Это не означает, что невозможно сформулировать в основных чертах такую схему взаимодействия общества и государства в колониальной Бразилии, в которой учитывались бы все региональные и конкретно-исторические различия. В первую очередь, если речь идет о высших уровнях государственной политики, практически всегда возможно различить действия государства и интересы господствующего класса. Корона и ее представители в Бразилии играли роль общего распорядителя жизни в колонии, что не всегда отвечало этим интересам. Например, меры по ограничению обращения в рабство индейцев или попытки обеспечить запасы продовольственных продуктов путем устройства обязательных плантаций на фазендах встречались охотниками за индейцами и землевладельцами с таким недовольством, которое доходило до бунтов.
Но государство и общество не были двумя чуждыми мирами.
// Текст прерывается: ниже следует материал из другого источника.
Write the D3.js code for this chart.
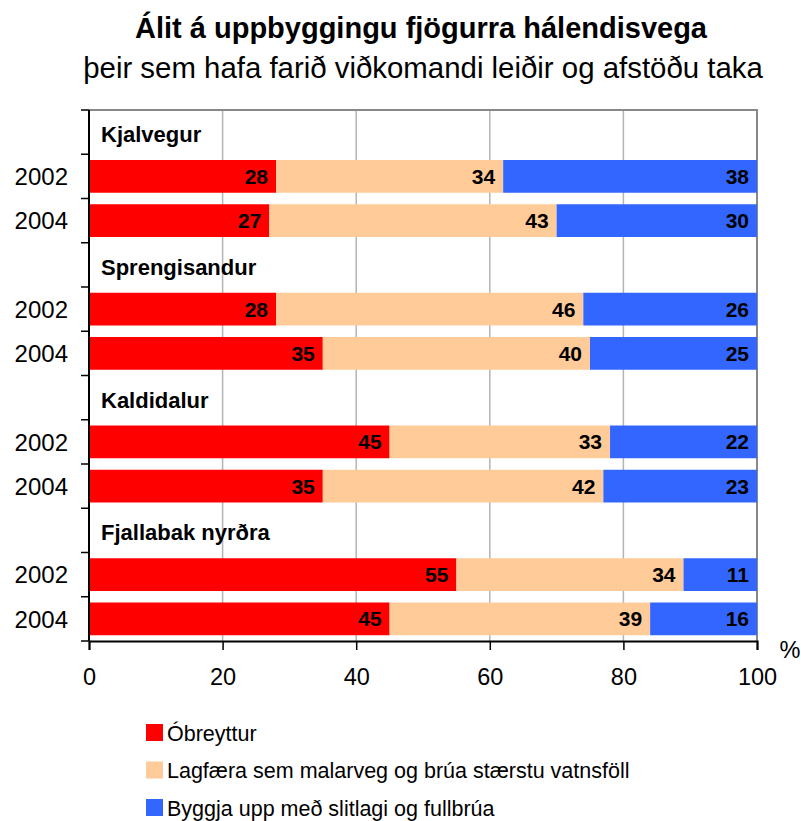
<!DOCTYPE html>
<html>
<head>
<meta charset="utf-8">
<script src="https://cdn.jsdelivr.net/npm/d3@7"></script>
<style>
  body { margin: 0; background: #fff; }
  text { font-family: Arial, "Liberation Sans", sans-serif; }
</style>
</head>
<body>
<div id="chart"></div>
<script>
// data
var roads = ["Kjalvegur", "Sprengisandur", "Kaldidalur", "Fjallabak nyrðra"];
var years = ["2002", "2004"];
var seriesNames = ["Óbreyttur", "Lagfæra sem malarveg og brúa stærstu vatnsföll", "Byggja upp með slitlagi og fullbrúa"];
var obreyttur = [28, 27, 28, 35, 45, 35, 55, 45];
var lagfaera  = [34, 43, 46, 40, 33, 42, 34, 39];
var byggja    = [38, 30, 26, 25, 22, 23, 11, 16];
var xTicks = [0, 20, 40, 60, 80, 100];
var colors = ["#ff0000", "#ffcc99", "#3366ff"];

var W = 801, H = 821;
var margin = { top: 110, left: 89, right: 44, bottom: 180 };
var width = W - margin.left - margin.right,
    height = H - margin.top - margin.bottom;

var svg = d3.select("#chart").append("svg")
    .attr("width", W).attr("height", H);

svg.append("text").attr("x", 421).attr("y", 38)
    .attr("text-anchor", "middle").style("font-size", "29px").style("font-weight", "bold")
    .text("Álit á uppbyggingu fjögurra hálendisvega");
svg.append("text").attr("x", 423).attr("y", 78)
    .attr("text-anchor", "middle").style("font-size", "29.4px")
    .text("þeir sem hafa farið viðkomandi leiðir og afstöðu taka");

var g = svg.append("g").attr("transform", "translate(" + margin.left + "," + margin.top + ")");

// rows: header + 2 years per road
var rows = [];
roads.forEach(function (r, i) {
  rows.push({ key: "h" + i, header: r });
  years.forEach(function (y, j) {
    var k = i * 2 + j;
    rows.push({ key: "r" + k, year: y, vals: [obreyttur[k], lagfaera[k], byggja[k]] });
  });
});

var x = d3.scaleLinear().domain([0, 100]).range([0, width]);
var y = d3.scaleBand().domain(rows.map(function (d) { return d.key; }))
    .range([0, height]).paddingInner(0.26).paddingOuter(0.13);

// gridlines
g.selectAll(".grid").data(xTicks.slice(1, -1)).enter().append("line")
    .attr("x1", function (d) { return x(d); }).attr("x2", function (d) { return x(d); })
    .attr("y1", 0).attr("y2", height)
    .attr("stroke", "#b4b4b4").attr("stroke-width", 1.5);

// top and right border
g.append("path").attr("d", "M0,0H" + x(100) + "V" + height)
    .attr("fill", "none").attr("stroke", "#888").attr("stroke-width", 2);

// bars
var dataRows = rows.filter(function (d) { return d.vals; });
dataRows.forEach(function (row) {
  var start = 0;
  row.vals.forEach(function (v, si) {
    g.append("rect")
      .attr("x", x(start)).attr("width", x(start + v) - x(start))
      .attr("y", y(row.key)).attr("height", y.bandwidth())
      .attr("fill", colors[si]);
    g.append("text")
      .attr("x", x(start + v) - 8).attr("y", y(row.key) + y.bandwidth() / 2)
      .attr("dy", "0.36em").attr("text-anchor", "end")
      .style("font-size", "21px").style("font-weight", "bold")
      .text(v);
    start += v;
  });
});

// headers
rows.filter(function (d) { return d.header; }).forEach(function (row) {
  g.append("text").attr("x", 12)
    .attr("y", y(row.key) + y.bandwidth() / 2 + 2).attr("dy", "0.36em")
    .style("font-size", "22px").style("font-weight", "bold")
    .text(row.header);
});

// y axis with ticks between categories
var yTickPos = d3.range(rows.length + 1).map(function (i) { return i * height / rows.length; });
g.append("line").attr("x1", 0).attr("x2", 0).attr("y1", 0).attr("y2", height)
    .attr("stroke", "#000").attr("stroke-width", 2);
g.selectAll(".ytick").data(yTickPos).enter().append("line")
    .attr("x1", -8).attr("x2", 0)
    .attr("y1", function (d) { return d; }).attr("y2", function (d) { return d; })
    .attr("stroke", "#000").attr("stroke-width", 1.5);
dataRows.forEach(function (row) {
  g.append("text").attr("x", -21).attr("y", y(row.key) + y.bandwidth() / 2)
    .attr("dy", "0.36em").attr("text-anchor", "end")
    .style("font-size", "24px").text(row.year);
});

// x axis
var xAxis = g.append("g").attr("transform", "translate(0," + height + ")")
    .call(d3.axisBottom(x).tickValues(xTicks).tickSize(9).tickPadding(18));
xAxis.select(".domain").attr("stroke-width", 2);
xAxis.selectAll(".tick line").attr("stroke-width", 1.5);
xAxis.selectAll(".tick text").style("font-size", "23.5px").attr("font-family", null);
svg.append("text").attr("x", 790).attr("y", 650).attr("dy", "0.36em").attr("text-anchor", "middle")
    .style("font-size", "23.5px").text("%");

// legend
var legend = svg.append("g").attr("transform", "translate(146,724)");
seriesNames.forEach(function (name, i) {
  var lg = legend.append("g").attr("transform", "translate(0," + (i * 37.5) + ")");
  lg.append("rect").attr("width", 17).attr("height", 17).attr("fill", colors[i]);
  lg.append("text").attr("x", 21).attr("y", 9).attr("dy", "0.36em")
    .style("font-size", "21.5px").text(name);
});
</script>
</body>
</html>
Напротив, между ними существовало обоюдное движение навстречу друг другу, выразившееся в неразличении публичной и частной сферы. Если, с одной стороны, государство проникнуто интересами частных лиц, то с другой стороны, его действия не имеют четких пределов, которые накладываются соблюдением индивидуальных прав гражданина. Черты патримониального португальского государства, где, в конечном счете, все является собственностью монарха, совместились с чертами колониального общества, в котором действие от лица своего класса, рассматриваемое как коллективное представительство социального слоя, уступает место семейной солидарности.
Семья или союз нескольких семей из господствующего класса выступают как сети, образуемые не только кровными родственниками, но и патронами и клиентами, протеже и друзьями. Для короны же государство является собственностью короля, и управители должны избираться из числа лиц, верных королю. В свою очередь, господствующие классы стремятся получить доступ к государственной машине или получить милости от губернаторов в пользу собственного клана.